More Oxfam Humanitarian Emergency responders arrived in Vanuatu this afternoon along with other aid workers on a RAAF plane carrying 17,500kg of Australian Aid.
More aid arrived yesterday and with Australia, New Zealand and the UK pledging aid, much more is expected to arrive in the coming days and weeks.
“The Vanuatu Government is working hard for its people but the need for humanitarian aid in response to this crisis is enormous,” Mr Collett van Rooyen said.
“There are more than 100,000 people likely homeless, every school destroyed, full evacuation centres, damage to health facilities and the morgue,” Mr Collet van Rooyen said.
“Reports today of catastrophic devastation in Erromango and Tanna Islands in the south with non concrete buildings completely flattened and the few concrete buildings without roofs confirm that there are still many many people in need across the archipelago.
“The aid that is beginning to arrive now is very welcome, but we will need much more,” he said.
Oxfam Australia Executive Director Helen Szoke said Oxfam Australia had now launched a full scale appeal to help the many thousands of people affected by the devastating cyclone.

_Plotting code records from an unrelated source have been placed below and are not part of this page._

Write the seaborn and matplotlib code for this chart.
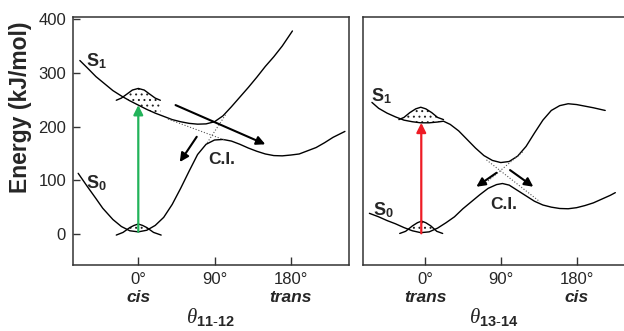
import numpy as np
import matplotlib
matplotlib.use('Agg')
import matplotlib.pyplot as plt
import seaborn as sns

# Potential energy curves (angle in degrees, energy in kJ/mol)

# left panel: theta 11-12
left_s1_x = [-69, -60, -50, -40, -30, -20, -10, 0, 10, 20, 30, 40, 50, 60, 70, 80, 90, 100, 110, 120, 130, 140, 150, 160, 170, 182]
left_s1_y = [323, 309, 293, 280, 267, 257, 248, 240, 232, 225, 219, 213, 209, 206, 204.5, 205, 209, 220, 237, 255, 273, 292, 312, 330, 350, 378]
left_s0_x = [-71, -60, -50, -42, -30, -20, -10, 0, 10, 20, 30, 40, 50, 60, 70, 80, 90, 100, 110, 120, 130, 140, 150, 160, 170, 180, 190, 200, 210, 220, 230, 244]
left_s0_y = [113, 88, 66, 48, 27, 14, 6, 4, 7, 16, 31, 55, 85, 117, 148, 167, 175, 176, 173, 167, 160, 154, 149, 146, 145.5, 147, 149, 155, 161, 170, 180, 191]
left_dot1 = ([35, 102], [214, 175])
left_dot2 = ([103, 81], [222, 169])
left_pk1_x = [-26, -20, -13, -7, 0, 7, 13, 20, 26]
left_pk1_y = [249, 253, 261, 268, 271, 268, 261, 253, 249]
left_pk0_x = [-26, -18, -10, -5, 0, 5, 10, 18, 27]
left_pk0_y = [-2, 3, 12, 16, 18.6, 16, 12, 3, -2]
left_excite = ([0, 4], [0, 240])
left_arrows = [([44, 240], [150, 167]), ([69, 181], [49, 134])]
left_labels = {'S1': (-49, 321), 'S0': (-50, 95), 'CI': (98.5, 138)}
left_words = {0: 'cis', 180: 'trans'}

# right panel: theta 13-14
right_s1_x = [-63, -55, -45, -35, -25, -15, -5, 5, 15, 22, 30, 40, 50, 60, 70, 80, 90, 100, 110, 120, 130, 140, 150, 160, 170, 180, 190, 200, 214]
right_s1_y = [245, 234, 225, 218, 212, 209, 207, 207, 208.5, 210, 204, 192, 176, 160, 146, 137, 133, 135, 145, 163, 188, 212, 230, 239, 242.5, 241, 238, 235, 230]
right_s0_x = [-66, -55, -45, -35, -25, -15, -5, 5, 15, 25, 35, 45, 55, 65, 75, 85, 92, 100, 110, 120, 130, 140, 150, 160, 170, 180, 190, 200, 210, 220, 226]
right_s0_y = [38.5, 32, 25, 19, 12, 6, 2.5, 4, 11, 21, 32, 47, 60, 73, 85, 92, 94, 91, 81, 71, 61, 54, 50, 47.5, 47, 49, 53, 58, 65, 72, 77]
right_dot1 = ([73, 136.5], [138, 60])
right_dot2 = ([116, 72], [153, 95])
right_pk1_x = [-31, -25, -18, -11, -5, 1, 8, 15, 22]
right_pk1_y = [213, 217, 226, 233, 236, 233, 226, 217, 213]
right_pk0_x = [-30, -23, -15, -9, -4, 1, 7, 14, 21]
right_pk0_y = [1, 5, 15, 21, 24, 21, 15, 5, 1]
right_excite = ([-4.4, 1.3], [-4.4, 207])
right_arrows = [([85, 114], [61, 88]), ([101, 119], [128.6, 88])]
right_labels = {'S1': (-51.5, 256), 'S0': (-50, 45), 'CI': (93, 55)}
right_words = {0: 'trans', 180: 'cis'}

xticks = [0, 90, 180]
xtick_labels = ['0°', '90°', '180°']
yticks = [0, 100, 200, 300, 400]

sns.set_style('ticks')
plt.rcParams['font.family'] = ['Liberation Sans', 'DejaVu Sans']
plt.rcParams['mathtext.fontset'] = 'custom'
plt.rcParams['mathtext.rm'] = 'Liberation Sans'
plt.rcParams['mathtext.bf'] = 'Liberation Sans:bold'
plt.rcParams['mathtext.it'] = 'Liberation Serif:italic'
plt.rcParams['hatch.linewidth'] = 0.7

fig = plt.figure(figsize=(6.24, 3.31), dpi=100)
ax1 = fig.add_axes([73 / 624, 66 / 331, 276 / 624, 248 / 331])
ax2 = fig.add_axes([363 / 624, 66 / 331, 262 / 624, 248 / 331])


def curve(ax, x, y, **kw):
    sns.lineplot(x=x, y=y, ax=ax, sort=False, estimator=None, **kw)


def packet(ax, px, py, sx, sy):
    base = np.interp(px, sx, sy)
    top = np.array(py, dtype=float)
    ax.fill_between(px, base, top, where=top >= base, interpolate=True,
                    facecolor='none', edgecolor='#222222', hatch='...', lw=0)
    curve(ax, px, py, color='k', lw=1)


def panel(ax, s1x, s1y, s0x, s0y, dots, pk1, pk0, excite, ex_color, arrows,
          labels, words, theta, xlim):
    curve(ax, s1x, s1y, color='k', lw=1)
    curve(ax, s0x, s0y, color='k', lw=1)
    for dx, dy in dots:
        curve(ax, dx, dy, color='#555555', lw=0.8, linestyle=':')
    packet(ax, pk1[0], pk1[1], s1x, s1y)
    packet(ax, pk0[0], pk0[1], s0x, s0y)
    ax.annotate('', xy=excite[1], xytext=excite[0],
                arrowprops=dict(arrowstyle='-|>', color=ex_color, lw=1.6,
                                mutation_scale=14, shrinkA=0, shrinkB=0))
    for a, b in arrows:
        ax.annotate('', xy=b, xytext=a,
                    arrowprops=dict(arrowstyle='-|>', color='k', lw=1.5,
                                    mutation_scale=13, shrinkA=0, shrinkB=0))
    ax.text(*labels['S1'], r'$\mathbf{S}_{\mathbf{1}}$', fontsize=13, ha='center', va='center')
    ax.text(*labels['S0'], r'$\mathbf{S}_{\mathbf{0}}$', fontsize=13, ha='center', va='center')
    ax.text(*labels['CI'], 'C.I.', fontsize=12.5, fontweight='bold', ha='center', va='center')

    ax.set_xlim(*xlim)
    ax.set_ylim(-57.7, 404)
    ax.set_xticks(xticks)
    ax.set_xticklabels(xtick_labels, fontsize=12)
    ax.tick_params(axis='x', direction='in', length=6, width=1, pad=5, color='#333333')
    for pos, w in words.items():
        ax.text(pos, -0.148, w, transform=ax.get_xaxis_transform(), fontsize=12.5,
                fontweight='bold', fontstyle='italic', ha='center', va='baseline')
    ax.text(0.5, -0.235, theta, transform=ax.transAxes, fontsize=15,
            ha='center', va='baseline')
    for sp in ax.spines.values():
        sp.set_visible(True)
        sp.set_color('#333333')
        sp.set_linewidth(1.1)
    ax.set_xlabel('')
    ax.set_ylabel('')


panel(ax1, left_s1_x, left_s1_y, left_s0_x, left_s0_y, [left_dot1, left_dot2],
      (left_pk1_x, left_pk1_y), (left_pk0_x, left_pk0_y), left_excite, '#22b35a',
      left_arrows, left_labels, left_words, r'$\theta_{\mathbf{11}\text{-}\mathbf{12}}$', (-77.1, 248.8))
panel(ax2, right_s1_x, right_s1_y, right_s0_x, right_s0_y, [right_dot1, right_dot2],
      (right_pk1_x, right_pk1_y), (right_pk0_x, right_pk0_y), right_excite, '#ee1c25',
      right_arrows, right_labels, right_words, r'$\theta_{\mathbf{13}\text{-}\mathbf{14}}$', (-73.6, 237.5))

ax1.set_yticks(yticks)
ax1.set_yticklabels([str(v) for v in yticks], fontsize=12)
ax1.tick_params(axis='y', direction='in', length=5, width=1, pad=5, color='#333333')
ax1.set_ylabel('Energy (kJ/mol)', fontsize=16.5, fontweight='bold')
ax1.yaxis.set_label_coords(-0.148, 0.635)
ax2.set_yticks([])

fig.savefig('out.png', dpi=100)
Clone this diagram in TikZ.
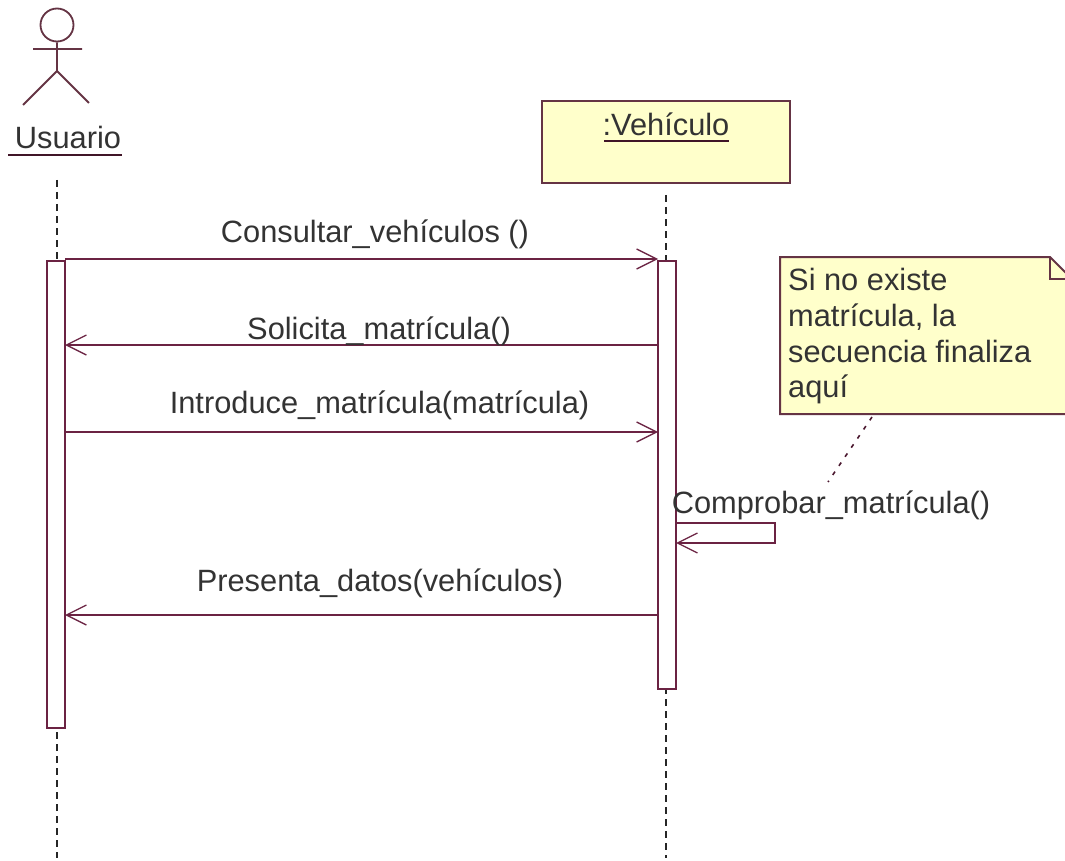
\documentclass[tikz,border=0pt]{standalone}
\usepackage{fontspec}
\setmainfont{Liberation Sans}
\usetikzlibrary{arrows.meta}
\definecolor{umlline}{HTML}{6B2343}
\definecolor{umlborder}{HTML}{653444}
\definecolor{umlfill}{HTML}{FFFFCB}
\definecolor{txt}{HTML}{333333}
\tikzset{
  x=1pt,y=-1pt,
  umlbox/.style={draw=umlborder,line width=2pt,fill=umlfill},
  activation/.style={draw=umlline,line width=1.8pt,fill=white,inner sep=0pt,minimum width=18pt},
  lifeline/.style={draw=black!85,line width=1.8pt,dash pattern=on 7pt off 5pt},
  msg/.style={draw=umlline,line width=1.8pt,-{Straight Barb[length=20pt,width=20pt,line width=1.3pt]}},
  label/.style={font=\fontsize{30.8}{36}\selectfont,text=txt,inner sep=0pt,anchor=base},
  noteline/.style={draw=umlline!70!black,line width=1.6pt,dash pattern=on 4pt off 7pt},
  actor/.style={draw=umlborder,line width=1.8pt}
}
\begin{document}
\begin{tikzpicture}
\useasboundingbox (0,0) rectangle (1065,861);
\fill[white] (0,0) rectangle (1065,861);
% actor
\node[circle,actor,minimum size=33pt,inner sep=0pt] (head) at (57,25) {};
\coordinate (hip) at (57,71);
\coordinate (armL) at (33,49);
\coordinate (armR) at (82,49);
\coordinate (legL) at (23,105);
\coordinate (legR) at (89,103);
\draw[actor] (head.south) -- (hip) (armL) -- (armR) (legL) -- (hip) -- (legR);
\node[label] (usuario) at (68,149) {Usuario};
\coordinate (uL) at (8,155); \coordinate (uR) at (122,155);
\draw[draw=umlline!60!black,line width=2pt] (uL) -- (uR);
% object box
\node[umlbox,minimum width=248pt,minimum height=82pt,inner sep=0pt] (veh) at (666,142) {};
\node[label] (vehlabel) at (666,136) {:Vehículo};
\coordinate (vL) at (604,141); \coordinate (vR) at (729,141);
\draw[draw=umlline!60!black,line width=2pt] (vL) -- (vR);
% lifelines
\coordinate (lu0) at (57,180); \coordinate (lu1) at (57,858);
\coordinate (lv0) at (666,195); \coordinate (lv1) at (666,858);
\draw[lifeline] (lu0) -- (lu1);
\draw[lifeline] (lv0) -- (lv1);
% activations
\node[activation,minimum height=467pt] (au) at (56,494.5) {};
\node[activation,minimum height=428pt] (av) at (667,475) {};
% messages
\coordinate (m1a) at (65,259); \coordinate (m1b) at (658,259);
\coordinate (m2a) at (658,345); \coordinate (m2b) at (65,345);
\coordinate (m3a) at (65,432); \coordinate (m3b) at (658,432);
\coordinate (m4a) at (658,615); \coordinate (m4b) at (65,615);
\coordinate (s0) at (676,523); \coordinate (s1) at (775,523);
\coordinate (s2) at (775,543); \coordinate (s3) at (676,543);
\draw[msg] (m1a) -- (m1b);
\draw[msg] (m2a) -- (m2b);
\draw[msg] (m3a) -- (m3b);
\draw[msg] (m4a) -- (m4b);
\draw[msg] (s0) -- (s1) -- (s2) -- (s3);
\node[label] (l1) at (375,242) {Consultar\_vehículos ()};
\node[label] (l2) at (379,339) {Solicita\_matrícula()};
\node[label] (l3) at (379.5,413) {Introduce\_matrícula(matrícula)};
\node[label] (l4) at (380,591) {Presenta\_datos(vehículos)};
\node[label] (l5) at (831,513) {Comprobar\_matrícula()};
% note
\draw[umlbox] (780,257) -- (1050,257) -- (1070,277) -- (1070,414) -- (780,414) -- cycle;
\draw[draw=umlborder,line width=1.8pt] (1050,257) -- (1050,279) -- (1070,279);
\node[label,anchor=base west] (n1) at (788,290) {Si no existe};
\node[label,anchor=base west] (n2) at (788,326) {matrícula, la};
\node[label,anchor=base west] (n3) at (788,362) {secuencia finaliza};
\node[label,anchor=base west] (n4) at (788,397) {aquí};
\coordinate (nA) at (872,417); \coordinate (nB) at (828,482);
\draw[noteline] (nA) -- (nB);
\end{tikzpicture}
\end{document}
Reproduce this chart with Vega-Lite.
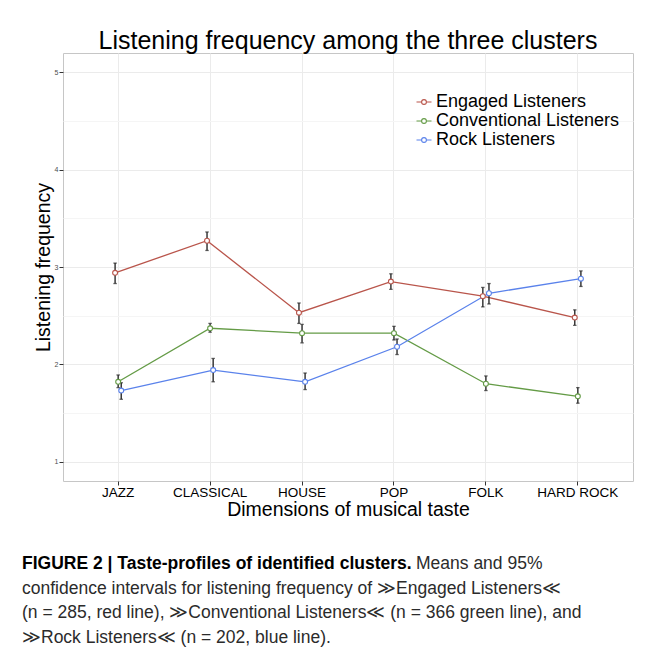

“Oxfam is committed to helping Vanuatu for as long as it takes,” she said.
Cyclone Pam made a direct hit on Vanuatu on Friday night, tearing through the archipelago with winds of up to 250kmh.With more than 250,000 people at risk from the severe tropical cyclone there is real concern of a potentially high death toll and of enormous destruction, particularly given the traditional housing that is so prevalent through the islands. Dr Szoke said grave fears were held for those people on the outer islands with little or no protection from the 250kmh winds.
Port Vila was recently named in the Natural Hazards Risk Atlas and is known as the city most exposed to natural disasters in the world because it faces a combination of risks including earthquakes, tsunamis, flooding and tropical cyclones such as Cyclone Pam.